Wrong on so many counts, poor Friedman

It´s not Friedman that was wrong, but Paul Krugman:

Friedman’s money supply rule soon proved itself inadequate, but a more flexible kind of monetarism — one that still left no role for fiscal policy — did end up ruling conventional wisdom from the mid-80s to 2007, the era of the Great Moderation. Then came the Great Recession, the Fed funds rate came up against the zero lower bound, and we were banished from the monetarist paradise. In fact, as I’ve written on a number of occasions, recent experience pretty conclusively shows that Friedman’s claims about how easy it would have been to avert depression were all wrong.

Still, QE, in the eyes of its most enthusiastic advocates, can return us to Milton’s Eden. And they are determined to read the evidence as confirming that hopeful notion.

Yet there are many economists, myself included, who regard this view as highly unrealistic, yet support more aggressive Fed action all the same.

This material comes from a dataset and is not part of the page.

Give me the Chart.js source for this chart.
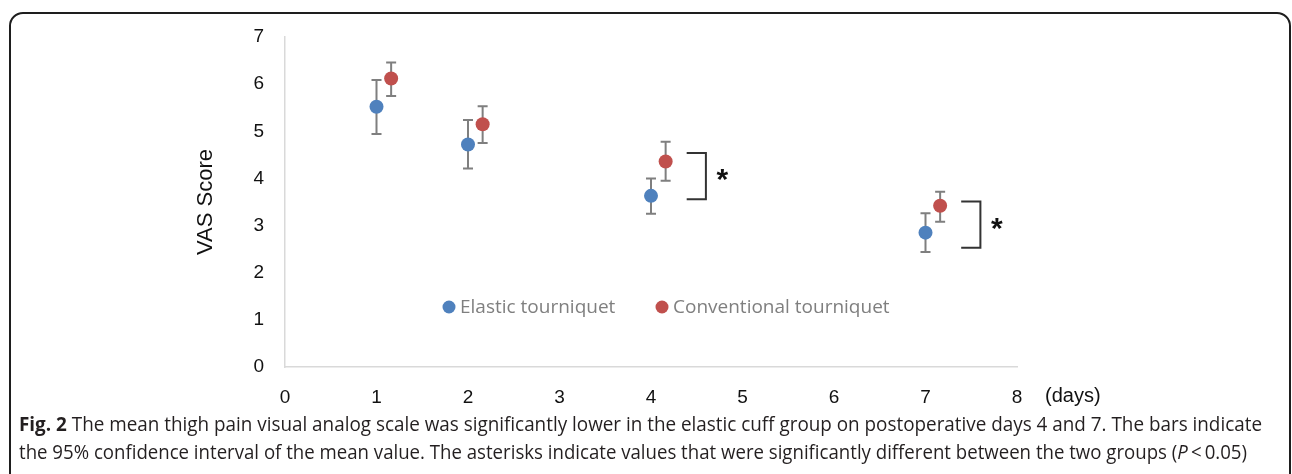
<!DOCTYPE html>
<html><head><meta charset="utf-8">
<script src="https://cdn.jsdelivr.net/npm/chart.js@4.4.1/dist/chart.umd.min.js"></script>
<style>
html,body{margin:0;padding:0;background:#fff;width:1292px;height:474px;overflow:hidden;}
#frame{position:absolute;left:9px;top:12px;width:1282px;height:520px;border:2px solid #1e1e1e;border-radius:14px;box-sizing:border-box;}
#c{position:absolute;left:0;top:0;}
.cap{position:absolute;left:19px;white-space:nowrap;font-family:'Open Sans',sans-serif;font-size:19.5px;line-height:22px;color:#231f20;transform-origin:0 50%;}
.cap b{font-weight:700;}
</style></head><body>
<div id="frame"></div>
<canvas id="c" width="1292" height="474"></canvas>
<div class="cap" id="cap1" style="top:413px"><b>Fig. 2</b> The mean thigh pain visual analog scale was significantly lower in the elastic cuff group on postoperative days 4 and 7. The bars indicate</div>
<div class="cap" id="cap2" style="top:441px">the 95% confidence interval of the mean value. The asterisks indicate values that were significantly different between the two groups (<i>P</i>&thinsp;&lt;&thinsp;0.05)</div>
<script>
// ---- data ----
const days = [1, 2, 4, 7];
const elasticMean = [5.52, 4.72, 3.63, 2.85];
const elasticLow  = [4.94, 4.21, 3.25, 2.44];
const elasticHigh = [6.09, 5.24, 4.00, 3.26];
const convMean = [6.12, 5.15, 4.36, 3.42];
const convLow  = [5.75, 4.75, 3.95, 3.08];
const convHigh = [6.46, 5.53, 4.78, 3.72];
const xTickValues = [0, 1, 2, 3, 4, 5, 6, 7, 8];
const yTickValues = [0, 1, 2, 3, 4, 5, 6, 7];
const seriesNames = ['Elastic tourniquet', 'Conventional tourniquet'];
const sigDays = [4, 7];
const sigTop = [4.54, 3.51];
const sigBottom = [3.56, 2.53];
const xUnitLabel = '(days)';
const yTitle = 'VAS Score';

// ---- styling ----
const convOffset = 0.16;
const BLUE = '#4f81bd', RED = '#c0504d';

const elasticPts = days.map((d, i) => ({x: d, y: elasticMean[i], lo: elasticLow[i], hi: elasticHigh[i]}));
const convPts = days.map((d, i) => ({x: d + convOffset, y: convMean[i], lo: convLow[i], hi: convHigh[i]}));

const extras = {
  id: 'extras',
  beforeDatasetsDraw(chart) {
    const {ctx, scales: {x, y}} = chart;
    ctx.save();
    ctx.strokeStyle = '#7f7f7f';
    ctx.lineWidth = 2;
    chart.data.datasets.forEach(ds => {
      ds.data.forEach(p => {
        const px = x.getPixelForValue(p.x);
        const yl = y.getPixelForValue(p.lo), yh = y.getPixelForValue(p.hi);
        ctx.beginPath();
        ctx.moveTo(px, yl); ctx.lineTo(px, yh);
        ctx.moveTo(px - 5, yl); ctx.lineTo(px + 5, yl);
        ctx.moveTo(px - 5, yh); ctx.lineTo(px + 5, yh);
        ctx.stroke();
      });
    });
    ctx.restore();
  },
  afterDatasetsDraw(chart) {
    const {ctx, scales: {x, y}, chartArea} = chart;
    ctx.save();
    // significance brackets
    ctx.strokeStyle = '#333';
    ctx.lineWidth = 2;
    sigDays.forEach((d, i) => {
      const x0 = x.getPixelForValue(d + 0.39), x1 = x.getPixelForValue(d + 0.60);
      const yt = y.getPixelForValue(sigTop[i]), yb = y.getPixelForValue(sigBottom[i]);
      ctx.beginPath();
      ctx.moveTo(x0, yt); ctx.lineTo(x1, yt); ctx.lineTo(x1, yb); ctx.lineTo(x0, yb);
      ctx.stroke();
      const sx = x.getPixelForValue(d + 0.78);
      const sy = (yt + yb) / 2 - 4;
      ctx.fillStyle = '#111';
      ctx.font = 'bold 30px "Liberation Sans", Arial, sans-serif';
      ctx.textAlign = 'center';
      ctx.textBaseline = 'alphabetic';
      ctx.fillText('*', sx, sy + 0.57 * 30);
    });
    // legend inside plot
    ctx.font = '19px "Open Sans", sans-serif';
    ctx.textBaseline = 'middle';
    ctx.textAlign = 'left';
    const ly = 307;
    const items = [{c: BLUE, t: seriesNames[0], x: 449}, {c: RED, t: seriesNames[1], x: 662}];
    items.forEach(it => {
      ctx.fillStyle = it.c;
      ctx.beginPath(); ctx.arc(it.x, ly, 6.5, 0, Math.PI * 2); ctx.fill();
      ctx.fillStyle = '#7f7f7f';
      ctx.fillText(it.t, it.x + 11, ly + 1);
    });
    // x unit label
    ctx.fillStyle = '#111';
    ctx.font = '20px "Liberation Sans", Arial, sans-serif';
    ctx.textAlign = 'left';
    ctx.fillText(xUnitLabel, chartArea.right + 28, 396);
    ctx.restore();
  }
};

new Chart(document.getElementById('c'), {
  type: 'scatter',
  data: {
    datasets: [
      {label: seriesNames[0], data: elasticPts, backgroundColor: BLUE, borderWidth: 0, pointRadius: 7, pointHoverRadius: 7},
      {label: seriesNames[1], data: convPts, backgroundColor: RED, borderWidth: 0, pointRadius: 7, pointHoverRadius: 7}
    ]
  },
  options: {
    responsive: false,
    animation: false,
    devicePixelRatio: 1,
    layout: {padding: {left: 193, right: 275, top: 37, bottom: 50}},
    plugins: {legend: {display: false}, tooltip: {enabled: false}},
    scales: {
      x: {
        type: 'linear', min: 0, max: 8,
        afterBuildTicks: s => { s.ticks = xTickValues.map(v => ({value: v})); },
        afterFit: s => { s.height = 474 - 367 - 50; },
        grid: {display: false, drawTicks: false},
        border: {display: true, color: '#d9d9d9', width: 1.5},
        ticks: {padding: 19, color: '#111', font: {family: 'Liberation Sans', size: 19}, maxRotation: 0}
      },
      y: {
        type: 'linear', min: 0, max: 7,
        afterBuildTicks: s => { s.ticks = yTickValues.map(v => ({value: v})); },
        afterFit: s => { s.width = 285 - 193; },
        grid: {display: false, drawTicks: false},
        border: {display: true, color: '#d9d9d9', width: 1.5},
        ticks: {padding: 21, color: '#111', font: {family: 'Liberation Sans', size: 19}},
        title: {display: true, text: yTitle, color: '#111', font: {family: 'Liberation Sans', size: 22}, padding: {top: 0, bottom: 0}}
      }
    }
  },
  plugins: [extras]
});

// fit caption lines to original widths
[['cap1', 1243], ['cap2', 1228]].forEach(([id, w]) => {
  const el = document.getElementById(id);
  const nat = el.getBoundingClientRect().width;
  el.style.transform = 'scaleX(' + (w / nat) + ')';
});
</script>
</body></html>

Why? First, because it might help and is unlikely to do harm. Second, because the alternative — fiscal policy — may be of proven effectiveness, but is also completely blocked by politics. So the Fed’s efforts are all we have.

PK supports monetary policy because it´s a placebo. It can do no harm and, who knows, ‘psychologically’ it might help!

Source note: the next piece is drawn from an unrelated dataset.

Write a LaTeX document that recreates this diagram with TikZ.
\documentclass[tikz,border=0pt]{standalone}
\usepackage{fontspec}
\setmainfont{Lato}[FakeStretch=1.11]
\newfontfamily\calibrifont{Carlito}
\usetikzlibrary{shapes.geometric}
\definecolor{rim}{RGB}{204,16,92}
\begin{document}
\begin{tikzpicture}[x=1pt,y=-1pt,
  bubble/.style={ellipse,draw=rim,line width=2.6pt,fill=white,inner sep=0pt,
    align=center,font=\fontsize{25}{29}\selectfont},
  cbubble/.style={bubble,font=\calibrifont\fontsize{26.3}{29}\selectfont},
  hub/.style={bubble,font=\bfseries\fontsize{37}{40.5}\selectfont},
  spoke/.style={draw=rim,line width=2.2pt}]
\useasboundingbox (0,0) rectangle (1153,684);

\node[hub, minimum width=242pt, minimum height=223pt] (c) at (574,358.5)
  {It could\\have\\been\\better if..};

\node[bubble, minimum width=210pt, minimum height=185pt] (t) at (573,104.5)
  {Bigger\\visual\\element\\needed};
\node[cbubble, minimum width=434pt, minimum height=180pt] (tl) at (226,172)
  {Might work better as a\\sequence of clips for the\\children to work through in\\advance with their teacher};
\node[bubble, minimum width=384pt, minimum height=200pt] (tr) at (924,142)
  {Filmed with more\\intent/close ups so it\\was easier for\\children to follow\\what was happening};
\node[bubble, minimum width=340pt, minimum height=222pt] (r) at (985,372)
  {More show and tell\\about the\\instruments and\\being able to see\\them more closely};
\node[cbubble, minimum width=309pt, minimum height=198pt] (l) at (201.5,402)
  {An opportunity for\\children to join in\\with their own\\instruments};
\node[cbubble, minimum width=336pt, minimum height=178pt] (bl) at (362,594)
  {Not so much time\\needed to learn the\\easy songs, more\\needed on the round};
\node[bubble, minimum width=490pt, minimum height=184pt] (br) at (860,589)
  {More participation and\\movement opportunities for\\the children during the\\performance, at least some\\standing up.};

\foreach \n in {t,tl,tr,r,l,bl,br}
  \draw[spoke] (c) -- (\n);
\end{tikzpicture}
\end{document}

Imagine if FDR thought the same in early 1933. He probably wouldn´t have thought delinking from gold would be worth the trouble! As the charts (reproduced from the previous post) indicate, Friedman was right to claim how easy it would have been to avoid the depression, given how easy it was to turn the economy around. Today, on the other hand, we are content with remaining ‘depressed’.

Parallels_1

And what about the “proven effectiveness of fiscal policy”? The charts show that while between late 2007 and 2009 the deficit more than quadrupled, employment tanked (Note that when QE1 came online the rate of fall in employment was reduced) and in 2010-13, while the deficit was almost halved employment increased consistently (less than what would be desirable because monetary policy is still keeping the economy depressed).

Wrong

 

But to PK acolytes, he can never be wrong!

2 thoughts on “Wrong on so many counts, poor Friedman

    • Max, agree. What´s “radical” is ‘environment dependant’. In that sense, Volcker was ‘radical’. FDR was ‘extremely radical’. Bernanke has been ‘bland’. Adopting a new target would be much less ‘radical’ than what FDR, or even Volcker, did.